- [STATED EXERCISE] Quote the data exactly, first line to the line containing "plt.rcParams['axes.unicode_minus'] = False", with no pictures.

— Start COLLECTED DATA —

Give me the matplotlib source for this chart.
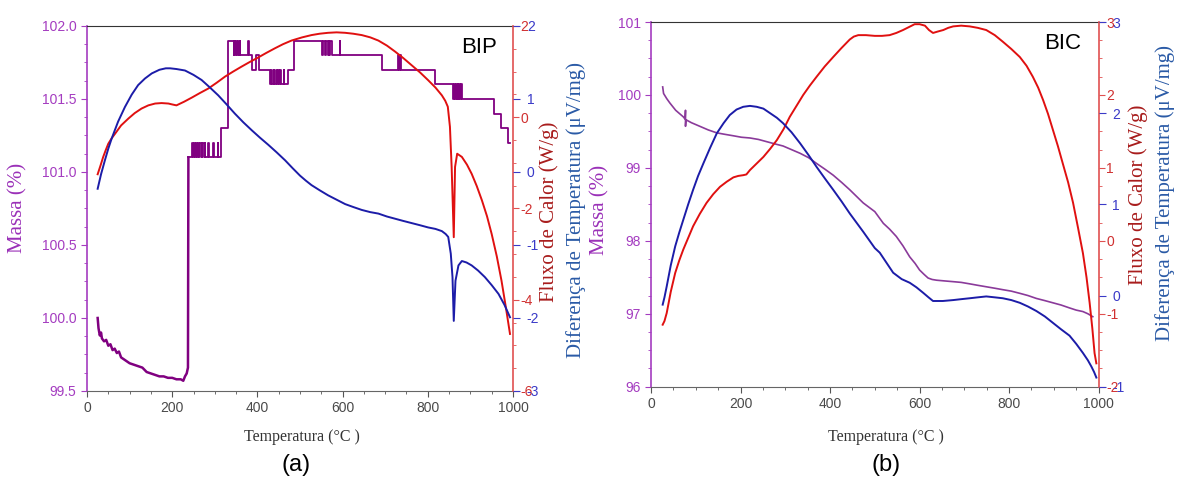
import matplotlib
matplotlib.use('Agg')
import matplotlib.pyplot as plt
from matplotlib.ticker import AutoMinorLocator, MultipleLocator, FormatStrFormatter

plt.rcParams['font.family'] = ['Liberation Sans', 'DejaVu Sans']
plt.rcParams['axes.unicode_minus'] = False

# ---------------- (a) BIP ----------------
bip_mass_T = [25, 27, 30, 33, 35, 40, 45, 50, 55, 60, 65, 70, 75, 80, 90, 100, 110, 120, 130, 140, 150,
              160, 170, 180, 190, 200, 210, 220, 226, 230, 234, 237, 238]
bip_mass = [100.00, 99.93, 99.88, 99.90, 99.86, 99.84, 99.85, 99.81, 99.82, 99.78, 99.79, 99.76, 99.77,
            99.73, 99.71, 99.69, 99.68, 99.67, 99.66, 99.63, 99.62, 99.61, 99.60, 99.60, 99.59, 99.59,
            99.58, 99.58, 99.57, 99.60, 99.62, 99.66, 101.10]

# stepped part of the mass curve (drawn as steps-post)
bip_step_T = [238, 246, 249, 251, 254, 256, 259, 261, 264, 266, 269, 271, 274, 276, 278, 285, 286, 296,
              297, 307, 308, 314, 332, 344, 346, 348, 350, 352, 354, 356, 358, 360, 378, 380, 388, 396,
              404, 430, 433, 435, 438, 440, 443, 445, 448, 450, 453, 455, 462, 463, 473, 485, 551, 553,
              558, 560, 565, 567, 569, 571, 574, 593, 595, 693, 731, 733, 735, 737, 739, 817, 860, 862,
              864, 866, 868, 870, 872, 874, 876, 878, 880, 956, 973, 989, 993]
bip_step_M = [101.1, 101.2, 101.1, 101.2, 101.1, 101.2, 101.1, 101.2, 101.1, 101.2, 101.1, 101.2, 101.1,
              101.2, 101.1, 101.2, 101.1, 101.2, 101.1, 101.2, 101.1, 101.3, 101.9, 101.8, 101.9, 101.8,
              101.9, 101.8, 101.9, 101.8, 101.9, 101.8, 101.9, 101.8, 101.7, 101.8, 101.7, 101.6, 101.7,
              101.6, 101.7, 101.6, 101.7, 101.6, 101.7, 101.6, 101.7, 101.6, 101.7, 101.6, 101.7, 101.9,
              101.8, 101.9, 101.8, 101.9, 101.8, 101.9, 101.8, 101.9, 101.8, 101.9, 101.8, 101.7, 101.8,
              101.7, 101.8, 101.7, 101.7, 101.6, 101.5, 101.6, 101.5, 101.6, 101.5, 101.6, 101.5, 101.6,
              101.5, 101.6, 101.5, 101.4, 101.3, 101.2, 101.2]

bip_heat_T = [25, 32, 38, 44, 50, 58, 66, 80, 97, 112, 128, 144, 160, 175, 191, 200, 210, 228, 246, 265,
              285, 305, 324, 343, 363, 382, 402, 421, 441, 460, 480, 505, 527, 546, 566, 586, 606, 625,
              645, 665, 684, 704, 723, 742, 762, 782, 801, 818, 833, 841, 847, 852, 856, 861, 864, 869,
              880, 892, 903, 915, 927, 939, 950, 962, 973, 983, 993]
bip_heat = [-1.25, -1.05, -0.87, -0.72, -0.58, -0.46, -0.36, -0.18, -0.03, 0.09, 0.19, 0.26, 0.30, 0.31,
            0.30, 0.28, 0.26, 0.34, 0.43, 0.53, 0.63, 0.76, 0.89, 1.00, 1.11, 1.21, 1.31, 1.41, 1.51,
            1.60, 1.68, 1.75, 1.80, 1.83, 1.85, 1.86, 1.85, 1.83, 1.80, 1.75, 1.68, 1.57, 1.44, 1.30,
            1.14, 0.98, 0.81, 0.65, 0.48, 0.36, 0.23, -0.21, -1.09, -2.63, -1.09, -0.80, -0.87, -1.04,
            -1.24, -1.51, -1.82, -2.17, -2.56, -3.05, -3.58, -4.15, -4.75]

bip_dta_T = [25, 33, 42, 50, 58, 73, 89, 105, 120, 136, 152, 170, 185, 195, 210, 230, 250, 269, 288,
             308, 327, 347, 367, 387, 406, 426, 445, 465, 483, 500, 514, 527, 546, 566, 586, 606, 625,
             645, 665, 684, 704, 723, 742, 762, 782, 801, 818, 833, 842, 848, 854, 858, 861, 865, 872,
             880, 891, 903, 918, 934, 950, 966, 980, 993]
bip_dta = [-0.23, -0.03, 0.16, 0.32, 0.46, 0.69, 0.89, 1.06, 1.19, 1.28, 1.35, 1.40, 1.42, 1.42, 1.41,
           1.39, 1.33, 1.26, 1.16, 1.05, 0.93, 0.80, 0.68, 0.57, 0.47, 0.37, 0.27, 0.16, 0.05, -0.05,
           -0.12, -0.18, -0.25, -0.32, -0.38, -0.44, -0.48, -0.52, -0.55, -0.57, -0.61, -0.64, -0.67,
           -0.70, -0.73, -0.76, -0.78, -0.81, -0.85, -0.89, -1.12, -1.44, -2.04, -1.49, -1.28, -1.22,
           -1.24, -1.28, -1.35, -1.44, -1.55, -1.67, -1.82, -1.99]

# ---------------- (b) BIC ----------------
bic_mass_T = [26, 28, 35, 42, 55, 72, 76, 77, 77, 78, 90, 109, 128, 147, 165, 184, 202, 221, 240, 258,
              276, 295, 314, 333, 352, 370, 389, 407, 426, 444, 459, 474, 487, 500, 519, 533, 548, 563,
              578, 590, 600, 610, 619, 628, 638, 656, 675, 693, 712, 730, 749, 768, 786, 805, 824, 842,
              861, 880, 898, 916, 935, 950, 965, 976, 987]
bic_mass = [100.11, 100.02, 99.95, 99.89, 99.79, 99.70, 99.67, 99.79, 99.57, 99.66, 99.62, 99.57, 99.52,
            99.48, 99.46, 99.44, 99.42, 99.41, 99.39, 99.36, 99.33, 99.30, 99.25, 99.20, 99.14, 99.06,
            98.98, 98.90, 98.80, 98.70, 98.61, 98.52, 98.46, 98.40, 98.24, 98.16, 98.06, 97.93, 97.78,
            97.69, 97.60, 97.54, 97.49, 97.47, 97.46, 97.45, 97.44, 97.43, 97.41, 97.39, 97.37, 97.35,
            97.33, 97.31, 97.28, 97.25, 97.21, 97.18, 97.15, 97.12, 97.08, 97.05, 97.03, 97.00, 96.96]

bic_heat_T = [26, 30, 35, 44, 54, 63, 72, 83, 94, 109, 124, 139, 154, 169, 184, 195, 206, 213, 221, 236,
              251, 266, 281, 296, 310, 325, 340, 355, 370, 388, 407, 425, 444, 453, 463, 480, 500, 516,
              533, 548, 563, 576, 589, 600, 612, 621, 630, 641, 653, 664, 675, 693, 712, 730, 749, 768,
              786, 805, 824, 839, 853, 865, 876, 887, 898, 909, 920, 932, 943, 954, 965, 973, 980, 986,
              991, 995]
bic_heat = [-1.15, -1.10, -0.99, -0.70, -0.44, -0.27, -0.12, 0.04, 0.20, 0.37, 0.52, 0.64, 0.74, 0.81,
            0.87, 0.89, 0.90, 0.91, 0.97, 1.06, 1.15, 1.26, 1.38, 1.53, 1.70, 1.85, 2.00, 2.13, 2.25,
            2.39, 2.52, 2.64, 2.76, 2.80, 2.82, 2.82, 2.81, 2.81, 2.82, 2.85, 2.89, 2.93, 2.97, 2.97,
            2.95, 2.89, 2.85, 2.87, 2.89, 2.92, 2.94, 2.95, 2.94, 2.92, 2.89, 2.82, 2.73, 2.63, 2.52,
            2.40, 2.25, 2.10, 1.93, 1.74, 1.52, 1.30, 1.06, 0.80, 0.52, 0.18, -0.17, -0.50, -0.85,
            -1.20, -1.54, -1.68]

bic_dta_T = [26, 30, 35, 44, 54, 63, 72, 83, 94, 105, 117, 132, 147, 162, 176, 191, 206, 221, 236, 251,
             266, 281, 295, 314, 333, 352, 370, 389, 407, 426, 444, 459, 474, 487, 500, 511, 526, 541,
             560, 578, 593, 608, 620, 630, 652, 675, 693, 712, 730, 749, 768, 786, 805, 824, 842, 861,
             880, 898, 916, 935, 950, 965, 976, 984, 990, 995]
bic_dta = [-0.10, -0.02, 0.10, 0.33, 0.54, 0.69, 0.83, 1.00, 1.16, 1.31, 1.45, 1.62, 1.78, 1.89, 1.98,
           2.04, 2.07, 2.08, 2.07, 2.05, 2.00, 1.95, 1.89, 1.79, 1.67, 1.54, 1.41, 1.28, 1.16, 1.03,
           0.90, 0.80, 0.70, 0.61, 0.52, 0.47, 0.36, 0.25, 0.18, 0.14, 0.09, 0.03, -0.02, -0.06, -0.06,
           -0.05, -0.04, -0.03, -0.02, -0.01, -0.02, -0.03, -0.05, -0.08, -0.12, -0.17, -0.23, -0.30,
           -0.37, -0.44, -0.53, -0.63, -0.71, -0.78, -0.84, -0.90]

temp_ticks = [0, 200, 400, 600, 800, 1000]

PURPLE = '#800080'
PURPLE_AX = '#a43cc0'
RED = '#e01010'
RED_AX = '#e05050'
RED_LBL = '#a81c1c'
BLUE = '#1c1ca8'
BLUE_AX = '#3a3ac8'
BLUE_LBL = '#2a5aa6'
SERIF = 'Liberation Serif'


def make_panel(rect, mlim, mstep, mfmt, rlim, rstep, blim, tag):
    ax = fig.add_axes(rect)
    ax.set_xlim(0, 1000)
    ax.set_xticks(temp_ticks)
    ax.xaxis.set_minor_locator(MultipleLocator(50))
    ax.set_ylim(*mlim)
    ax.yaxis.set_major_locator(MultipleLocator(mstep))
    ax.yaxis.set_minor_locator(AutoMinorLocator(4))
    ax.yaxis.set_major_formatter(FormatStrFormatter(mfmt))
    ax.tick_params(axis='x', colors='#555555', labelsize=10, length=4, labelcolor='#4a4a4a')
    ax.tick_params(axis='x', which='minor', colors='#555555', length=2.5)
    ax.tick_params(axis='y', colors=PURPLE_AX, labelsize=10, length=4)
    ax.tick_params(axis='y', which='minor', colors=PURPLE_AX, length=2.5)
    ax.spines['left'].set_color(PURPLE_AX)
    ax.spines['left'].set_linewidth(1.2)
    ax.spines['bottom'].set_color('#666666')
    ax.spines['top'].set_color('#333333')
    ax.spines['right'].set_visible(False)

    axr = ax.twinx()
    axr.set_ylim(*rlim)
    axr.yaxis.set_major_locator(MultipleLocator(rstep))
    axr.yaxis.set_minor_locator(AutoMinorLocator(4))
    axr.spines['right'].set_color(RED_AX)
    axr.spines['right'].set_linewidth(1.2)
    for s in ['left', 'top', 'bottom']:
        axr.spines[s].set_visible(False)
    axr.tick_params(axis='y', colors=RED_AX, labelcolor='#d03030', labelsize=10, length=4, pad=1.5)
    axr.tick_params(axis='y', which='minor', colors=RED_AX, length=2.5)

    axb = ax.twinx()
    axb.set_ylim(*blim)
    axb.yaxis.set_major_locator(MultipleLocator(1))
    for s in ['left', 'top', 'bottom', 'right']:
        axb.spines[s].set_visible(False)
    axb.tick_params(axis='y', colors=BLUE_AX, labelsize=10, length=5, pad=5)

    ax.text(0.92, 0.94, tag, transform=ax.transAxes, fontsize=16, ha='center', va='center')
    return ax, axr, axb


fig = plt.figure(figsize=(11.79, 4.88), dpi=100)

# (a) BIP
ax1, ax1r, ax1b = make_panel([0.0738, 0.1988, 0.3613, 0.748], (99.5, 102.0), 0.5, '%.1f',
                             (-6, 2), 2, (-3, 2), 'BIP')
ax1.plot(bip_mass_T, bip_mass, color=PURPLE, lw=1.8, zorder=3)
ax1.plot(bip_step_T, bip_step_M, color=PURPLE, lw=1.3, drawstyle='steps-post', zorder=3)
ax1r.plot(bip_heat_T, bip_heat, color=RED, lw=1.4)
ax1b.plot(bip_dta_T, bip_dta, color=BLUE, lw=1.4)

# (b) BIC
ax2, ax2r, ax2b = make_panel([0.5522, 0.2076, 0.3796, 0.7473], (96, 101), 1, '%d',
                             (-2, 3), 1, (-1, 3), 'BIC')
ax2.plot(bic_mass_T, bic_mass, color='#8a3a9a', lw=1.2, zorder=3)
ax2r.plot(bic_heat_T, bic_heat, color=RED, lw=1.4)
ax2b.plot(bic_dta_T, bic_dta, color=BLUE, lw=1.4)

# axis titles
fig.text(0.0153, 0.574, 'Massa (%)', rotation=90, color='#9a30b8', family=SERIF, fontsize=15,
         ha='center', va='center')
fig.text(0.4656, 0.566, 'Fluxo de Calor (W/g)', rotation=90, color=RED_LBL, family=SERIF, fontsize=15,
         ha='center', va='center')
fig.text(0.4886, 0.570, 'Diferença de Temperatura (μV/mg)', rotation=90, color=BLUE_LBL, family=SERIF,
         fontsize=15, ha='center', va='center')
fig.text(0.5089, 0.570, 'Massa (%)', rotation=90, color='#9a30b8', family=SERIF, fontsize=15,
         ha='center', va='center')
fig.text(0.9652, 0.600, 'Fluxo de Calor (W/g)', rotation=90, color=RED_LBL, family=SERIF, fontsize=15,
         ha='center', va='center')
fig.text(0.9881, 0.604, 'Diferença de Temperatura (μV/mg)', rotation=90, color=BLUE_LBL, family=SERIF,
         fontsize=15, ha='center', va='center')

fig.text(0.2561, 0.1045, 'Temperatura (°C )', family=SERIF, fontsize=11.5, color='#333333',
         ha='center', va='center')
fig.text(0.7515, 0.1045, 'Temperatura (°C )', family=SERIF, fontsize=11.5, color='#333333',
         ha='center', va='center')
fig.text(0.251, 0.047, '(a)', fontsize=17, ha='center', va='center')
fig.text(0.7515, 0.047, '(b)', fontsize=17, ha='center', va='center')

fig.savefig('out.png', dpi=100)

— End COLLECTED DATA —

- [RESULT FOR THIS TASK]
Give me the matplotlib source for this chart.
import matplotlib
matplotlib.use('Agg')
import matplotlib.pyplot as plt
from matplotlib.ticker import AutoMinorLocator, MultipleLocator, FormatStrFormatter

plt.rcParams['font.family'] = ['Liberation Sans', 'DejaVu Sans']
plt.rcParams['axes.unicode_minus'] = False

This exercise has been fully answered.